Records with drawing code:
-------------------------
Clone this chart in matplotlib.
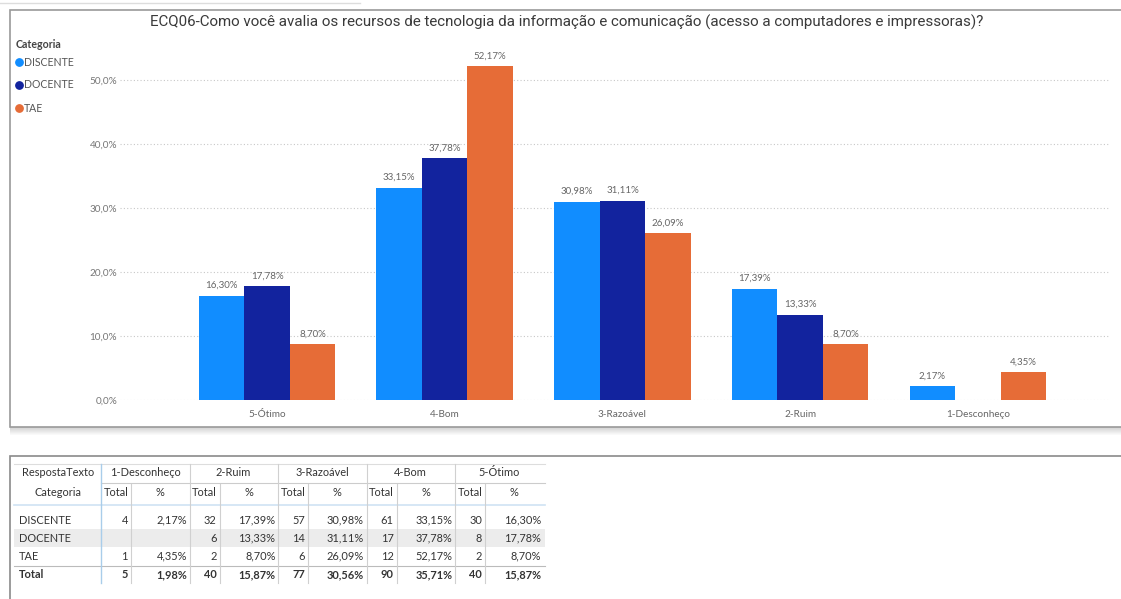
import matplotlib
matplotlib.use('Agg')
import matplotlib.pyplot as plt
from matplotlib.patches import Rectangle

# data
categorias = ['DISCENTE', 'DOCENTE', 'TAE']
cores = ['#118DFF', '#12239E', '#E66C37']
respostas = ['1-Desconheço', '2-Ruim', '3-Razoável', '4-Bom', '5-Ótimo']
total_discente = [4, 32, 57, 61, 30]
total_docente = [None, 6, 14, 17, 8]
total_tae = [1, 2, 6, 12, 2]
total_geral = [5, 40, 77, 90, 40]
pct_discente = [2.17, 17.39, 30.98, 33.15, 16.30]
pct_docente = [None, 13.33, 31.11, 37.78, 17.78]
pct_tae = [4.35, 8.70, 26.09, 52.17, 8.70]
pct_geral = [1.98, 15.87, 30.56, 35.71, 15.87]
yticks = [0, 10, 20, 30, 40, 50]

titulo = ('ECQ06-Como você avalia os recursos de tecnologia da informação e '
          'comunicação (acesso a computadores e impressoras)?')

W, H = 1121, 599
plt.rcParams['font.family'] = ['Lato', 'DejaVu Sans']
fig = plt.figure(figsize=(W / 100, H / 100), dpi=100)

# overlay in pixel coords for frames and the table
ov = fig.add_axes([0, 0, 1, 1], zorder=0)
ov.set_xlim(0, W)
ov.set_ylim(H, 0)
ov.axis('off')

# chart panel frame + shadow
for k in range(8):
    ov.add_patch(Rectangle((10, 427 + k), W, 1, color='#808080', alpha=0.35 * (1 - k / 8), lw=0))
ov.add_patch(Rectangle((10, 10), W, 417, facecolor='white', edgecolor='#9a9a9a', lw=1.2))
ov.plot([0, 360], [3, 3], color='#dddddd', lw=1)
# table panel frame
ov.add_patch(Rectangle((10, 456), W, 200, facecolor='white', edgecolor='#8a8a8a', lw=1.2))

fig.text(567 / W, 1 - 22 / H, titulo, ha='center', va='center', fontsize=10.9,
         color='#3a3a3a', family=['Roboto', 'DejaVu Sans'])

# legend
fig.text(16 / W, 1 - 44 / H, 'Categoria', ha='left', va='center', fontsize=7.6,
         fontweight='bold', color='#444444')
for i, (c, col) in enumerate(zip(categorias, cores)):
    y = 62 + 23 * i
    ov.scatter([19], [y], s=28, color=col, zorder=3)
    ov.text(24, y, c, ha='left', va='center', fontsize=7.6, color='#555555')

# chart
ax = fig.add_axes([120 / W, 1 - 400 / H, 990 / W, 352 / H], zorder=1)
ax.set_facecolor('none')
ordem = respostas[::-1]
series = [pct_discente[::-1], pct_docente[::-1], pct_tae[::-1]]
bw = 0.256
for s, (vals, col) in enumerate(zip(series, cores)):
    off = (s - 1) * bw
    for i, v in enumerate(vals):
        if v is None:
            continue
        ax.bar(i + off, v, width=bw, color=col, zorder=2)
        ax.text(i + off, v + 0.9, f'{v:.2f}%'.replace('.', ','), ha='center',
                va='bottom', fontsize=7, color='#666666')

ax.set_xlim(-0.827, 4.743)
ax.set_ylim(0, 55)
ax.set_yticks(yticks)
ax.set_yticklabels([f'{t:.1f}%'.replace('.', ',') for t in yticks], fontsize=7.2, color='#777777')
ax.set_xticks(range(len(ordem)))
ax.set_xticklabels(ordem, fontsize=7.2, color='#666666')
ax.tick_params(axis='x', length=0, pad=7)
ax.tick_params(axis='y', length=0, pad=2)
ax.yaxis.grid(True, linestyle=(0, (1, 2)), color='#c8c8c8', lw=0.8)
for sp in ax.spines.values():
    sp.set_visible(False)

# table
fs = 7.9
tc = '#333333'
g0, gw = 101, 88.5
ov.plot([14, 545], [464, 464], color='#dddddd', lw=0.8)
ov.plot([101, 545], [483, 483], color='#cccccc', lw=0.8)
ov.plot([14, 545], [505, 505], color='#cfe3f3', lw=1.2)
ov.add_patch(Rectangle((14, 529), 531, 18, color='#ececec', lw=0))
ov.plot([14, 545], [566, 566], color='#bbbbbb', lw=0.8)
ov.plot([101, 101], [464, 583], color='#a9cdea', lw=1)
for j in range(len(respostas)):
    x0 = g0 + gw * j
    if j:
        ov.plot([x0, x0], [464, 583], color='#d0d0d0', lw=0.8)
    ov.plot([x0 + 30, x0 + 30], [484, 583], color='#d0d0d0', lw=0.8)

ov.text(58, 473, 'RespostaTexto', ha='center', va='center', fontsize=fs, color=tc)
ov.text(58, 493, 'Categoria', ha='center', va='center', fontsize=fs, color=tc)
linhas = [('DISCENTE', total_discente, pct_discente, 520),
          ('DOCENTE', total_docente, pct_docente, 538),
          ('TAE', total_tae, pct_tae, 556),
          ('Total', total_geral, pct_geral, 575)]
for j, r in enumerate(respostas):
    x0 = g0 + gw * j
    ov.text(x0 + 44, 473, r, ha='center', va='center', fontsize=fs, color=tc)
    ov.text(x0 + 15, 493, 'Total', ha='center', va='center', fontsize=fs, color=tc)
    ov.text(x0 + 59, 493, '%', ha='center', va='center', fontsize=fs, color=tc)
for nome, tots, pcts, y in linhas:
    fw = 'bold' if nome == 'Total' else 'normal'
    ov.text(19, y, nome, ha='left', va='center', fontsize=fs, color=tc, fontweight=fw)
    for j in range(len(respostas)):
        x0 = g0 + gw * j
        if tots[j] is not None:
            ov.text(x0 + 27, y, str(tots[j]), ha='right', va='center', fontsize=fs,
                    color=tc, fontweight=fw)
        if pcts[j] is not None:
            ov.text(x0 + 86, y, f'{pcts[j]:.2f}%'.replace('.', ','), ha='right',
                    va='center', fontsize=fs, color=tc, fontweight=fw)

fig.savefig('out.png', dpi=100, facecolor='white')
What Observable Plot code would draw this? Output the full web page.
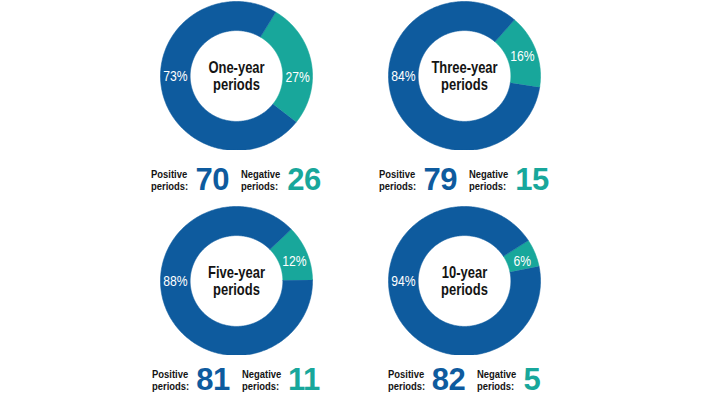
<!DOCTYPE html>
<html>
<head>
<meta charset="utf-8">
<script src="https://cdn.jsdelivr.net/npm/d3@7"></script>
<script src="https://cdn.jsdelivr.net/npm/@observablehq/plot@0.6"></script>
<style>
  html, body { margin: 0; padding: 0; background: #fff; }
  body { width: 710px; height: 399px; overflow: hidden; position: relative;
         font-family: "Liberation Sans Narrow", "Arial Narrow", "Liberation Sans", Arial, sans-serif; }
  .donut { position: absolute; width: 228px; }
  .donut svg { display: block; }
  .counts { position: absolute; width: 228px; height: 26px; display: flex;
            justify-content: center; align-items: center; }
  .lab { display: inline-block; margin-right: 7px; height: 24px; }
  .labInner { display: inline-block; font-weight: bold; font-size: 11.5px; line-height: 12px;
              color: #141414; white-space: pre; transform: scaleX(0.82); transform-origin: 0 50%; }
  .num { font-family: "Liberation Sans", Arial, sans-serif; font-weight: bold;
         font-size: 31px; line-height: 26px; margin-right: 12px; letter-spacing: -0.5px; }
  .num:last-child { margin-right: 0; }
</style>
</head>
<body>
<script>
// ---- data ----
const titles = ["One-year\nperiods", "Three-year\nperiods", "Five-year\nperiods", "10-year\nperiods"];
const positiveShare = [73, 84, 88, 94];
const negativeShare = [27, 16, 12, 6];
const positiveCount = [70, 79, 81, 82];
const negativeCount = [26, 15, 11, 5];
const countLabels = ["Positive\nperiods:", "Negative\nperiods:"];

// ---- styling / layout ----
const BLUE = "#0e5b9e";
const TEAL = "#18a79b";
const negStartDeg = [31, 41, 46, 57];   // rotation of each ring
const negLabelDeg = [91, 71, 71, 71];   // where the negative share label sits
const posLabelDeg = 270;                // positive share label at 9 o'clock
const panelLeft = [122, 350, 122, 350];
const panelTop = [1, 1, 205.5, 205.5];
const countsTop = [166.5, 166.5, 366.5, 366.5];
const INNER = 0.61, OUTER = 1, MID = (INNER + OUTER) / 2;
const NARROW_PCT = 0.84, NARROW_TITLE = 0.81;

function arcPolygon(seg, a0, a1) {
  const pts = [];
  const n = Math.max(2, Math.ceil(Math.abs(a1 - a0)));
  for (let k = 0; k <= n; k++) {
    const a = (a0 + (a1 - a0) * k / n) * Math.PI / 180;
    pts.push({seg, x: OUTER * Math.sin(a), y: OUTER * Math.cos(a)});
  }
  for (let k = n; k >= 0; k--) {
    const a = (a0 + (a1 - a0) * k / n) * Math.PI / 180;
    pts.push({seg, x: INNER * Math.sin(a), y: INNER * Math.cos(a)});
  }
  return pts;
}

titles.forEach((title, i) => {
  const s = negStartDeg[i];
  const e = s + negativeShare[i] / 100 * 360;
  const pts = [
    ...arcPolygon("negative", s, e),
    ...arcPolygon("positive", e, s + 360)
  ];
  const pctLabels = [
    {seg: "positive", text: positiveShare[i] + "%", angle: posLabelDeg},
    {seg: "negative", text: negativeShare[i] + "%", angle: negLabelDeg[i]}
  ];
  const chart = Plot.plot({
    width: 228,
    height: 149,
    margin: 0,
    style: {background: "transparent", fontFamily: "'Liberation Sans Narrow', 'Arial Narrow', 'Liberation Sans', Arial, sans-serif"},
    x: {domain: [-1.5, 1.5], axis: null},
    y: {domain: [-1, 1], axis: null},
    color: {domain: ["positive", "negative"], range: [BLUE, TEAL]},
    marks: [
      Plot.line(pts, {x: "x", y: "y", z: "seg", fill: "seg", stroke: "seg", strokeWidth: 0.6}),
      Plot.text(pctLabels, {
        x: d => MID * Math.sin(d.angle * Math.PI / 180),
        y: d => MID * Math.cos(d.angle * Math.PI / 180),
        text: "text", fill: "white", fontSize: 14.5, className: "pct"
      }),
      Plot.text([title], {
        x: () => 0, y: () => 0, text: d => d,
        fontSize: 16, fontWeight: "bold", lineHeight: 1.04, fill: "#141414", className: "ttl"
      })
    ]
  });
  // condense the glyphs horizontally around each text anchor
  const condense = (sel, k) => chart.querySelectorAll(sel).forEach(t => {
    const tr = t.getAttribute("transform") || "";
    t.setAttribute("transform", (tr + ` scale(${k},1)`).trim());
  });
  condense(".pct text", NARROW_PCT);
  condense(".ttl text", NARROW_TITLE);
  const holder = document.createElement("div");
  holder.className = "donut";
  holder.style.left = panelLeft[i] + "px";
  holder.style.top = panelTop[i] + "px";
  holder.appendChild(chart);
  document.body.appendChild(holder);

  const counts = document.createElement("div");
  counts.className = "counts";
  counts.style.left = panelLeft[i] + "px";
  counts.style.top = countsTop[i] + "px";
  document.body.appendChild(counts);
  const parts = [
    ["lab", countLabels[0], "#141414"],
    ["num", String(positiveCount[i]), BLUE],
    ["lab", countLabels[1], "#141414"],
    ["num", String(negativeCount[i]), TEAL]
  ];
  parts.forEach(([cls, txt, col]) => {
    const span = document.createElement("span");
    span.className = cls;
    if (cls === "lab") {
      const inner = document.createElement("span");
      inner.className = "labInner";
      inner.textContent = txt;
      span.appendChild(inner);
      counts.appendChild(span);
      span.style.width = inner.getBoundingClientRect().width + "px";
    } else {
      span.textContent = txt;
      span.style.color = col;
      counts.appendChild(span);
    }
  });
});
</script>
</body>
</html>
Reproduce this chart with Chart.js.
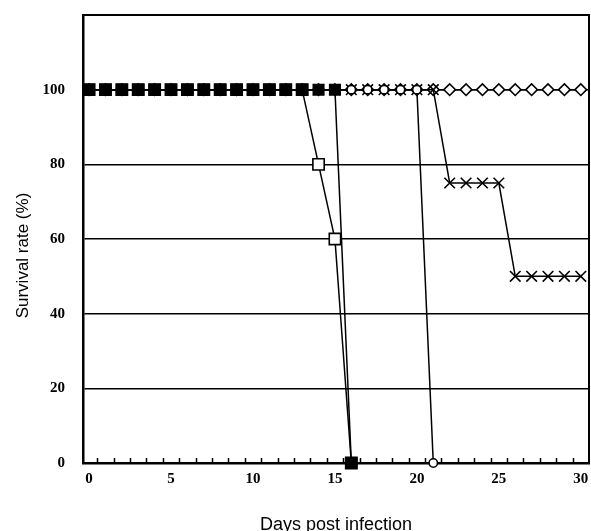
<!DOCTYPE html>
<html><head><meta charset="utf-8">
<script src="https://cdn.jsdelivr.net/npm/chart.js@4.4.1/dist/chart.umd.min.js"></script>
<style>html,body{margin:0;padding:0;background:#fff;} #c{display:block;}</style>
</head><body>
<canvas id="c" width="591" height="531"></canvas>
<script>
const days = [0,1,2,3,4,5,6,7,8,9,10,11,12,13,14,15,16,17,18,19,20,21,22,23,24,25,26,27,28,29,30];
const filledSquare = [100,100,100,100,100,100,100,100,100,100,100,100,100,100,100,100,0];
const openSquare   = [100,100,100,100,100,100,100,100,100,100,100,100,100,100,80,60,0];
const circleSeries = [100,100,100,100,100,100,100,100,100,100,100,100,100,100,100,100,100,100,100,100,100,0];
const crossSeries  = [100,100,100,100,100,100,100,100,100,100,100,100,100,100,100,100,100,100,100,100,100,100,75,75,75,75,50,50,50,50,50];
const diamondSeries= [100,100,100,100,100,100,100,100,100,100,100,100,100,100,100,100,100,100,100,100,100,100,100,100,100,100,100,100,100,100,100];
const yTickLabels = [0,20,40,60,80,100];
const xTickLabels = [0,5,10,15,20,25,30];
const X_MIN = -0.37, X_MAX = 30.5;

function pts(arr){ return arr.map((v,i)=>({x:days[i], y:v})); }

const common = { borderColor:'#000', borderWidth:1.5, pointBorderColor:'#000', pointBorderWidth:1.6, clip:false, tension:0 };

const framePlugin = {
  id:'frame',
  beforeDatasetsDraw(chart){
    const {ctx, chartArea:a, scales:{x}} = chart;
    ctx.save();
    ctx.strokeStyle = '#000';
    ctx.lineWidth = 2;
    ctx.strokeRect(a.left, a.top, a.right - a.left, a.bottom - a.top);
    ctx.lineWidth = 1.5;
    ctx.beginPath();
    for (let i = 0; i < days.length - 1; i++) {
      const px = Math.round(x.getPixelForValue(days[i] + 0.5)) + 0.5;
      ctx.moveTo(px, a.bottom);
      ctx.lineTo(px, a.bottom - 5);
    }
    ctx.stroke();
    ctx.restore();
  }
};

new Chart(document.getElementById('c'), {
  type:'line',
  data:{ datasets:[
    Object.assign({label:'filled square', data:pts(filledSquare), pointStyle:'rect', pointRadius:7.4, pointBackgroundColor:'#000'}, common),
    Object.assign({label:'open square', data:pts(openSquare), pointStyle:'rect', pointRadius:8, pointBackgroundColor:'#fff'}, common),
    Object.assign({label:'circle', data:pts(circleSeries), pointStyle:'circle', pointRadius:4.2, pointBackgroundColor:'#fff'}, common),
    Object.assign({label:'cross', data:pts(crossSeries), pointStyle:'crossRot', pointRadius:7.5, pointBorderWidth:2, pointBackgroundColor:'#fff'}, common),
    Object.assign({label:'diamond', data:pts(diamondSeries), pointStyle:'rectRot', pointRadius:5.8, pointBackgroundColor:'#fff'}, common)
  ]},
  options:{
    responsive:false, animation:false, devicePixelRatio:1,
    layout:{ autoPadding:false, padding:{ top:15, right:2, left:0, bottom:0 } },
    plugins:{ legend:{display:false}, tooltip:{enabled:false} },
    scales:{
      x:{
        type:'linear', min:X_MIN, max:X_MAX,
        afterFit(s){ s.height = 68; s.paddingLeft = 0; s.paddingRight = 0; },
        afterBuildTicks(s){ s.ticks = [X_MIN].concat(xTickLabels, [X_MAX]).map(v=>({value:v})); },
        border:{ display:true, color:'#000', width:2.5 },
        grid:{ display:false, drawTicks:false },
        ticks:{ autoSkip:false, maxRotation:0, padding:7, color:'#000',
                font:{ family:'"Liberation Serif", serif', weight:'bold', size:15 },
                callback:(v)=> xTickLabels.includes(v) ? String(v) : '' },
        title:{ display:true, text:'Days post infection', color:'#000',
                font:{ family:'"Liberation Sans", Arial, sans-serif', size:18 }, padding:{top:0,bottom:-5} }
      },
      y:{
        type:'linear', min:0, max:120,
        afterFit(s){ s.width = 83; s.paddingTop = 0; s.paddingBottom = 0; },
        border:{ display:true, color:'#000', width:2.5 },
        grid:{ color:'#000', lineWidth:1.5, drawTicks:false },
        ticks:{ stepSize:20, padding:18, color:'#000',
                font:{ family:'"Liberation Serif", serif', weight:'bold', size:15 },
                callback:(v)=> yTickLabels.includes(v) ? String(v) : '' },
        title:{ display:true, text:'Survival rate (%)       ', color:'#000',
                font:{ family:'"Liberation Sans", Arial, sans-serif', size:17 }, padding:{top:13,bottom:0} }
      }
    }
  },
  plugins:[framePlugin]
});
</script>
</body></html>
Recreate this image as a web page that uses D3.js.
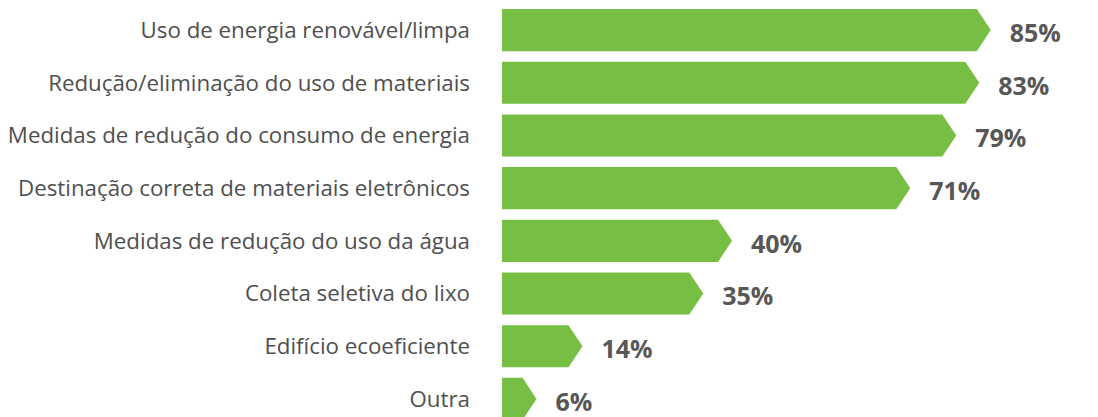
-------------------------
Reproduce the records word for word, please, from their first line up to and including the line that contains "from matplotlib.patches import Rectangle", but no pictures.

Clone this chart in matplotlib.
import matplotlib
matplotlib.use('Agg')
import matplotlib.pyplot as plt
from matplotlib.patches import Rectangle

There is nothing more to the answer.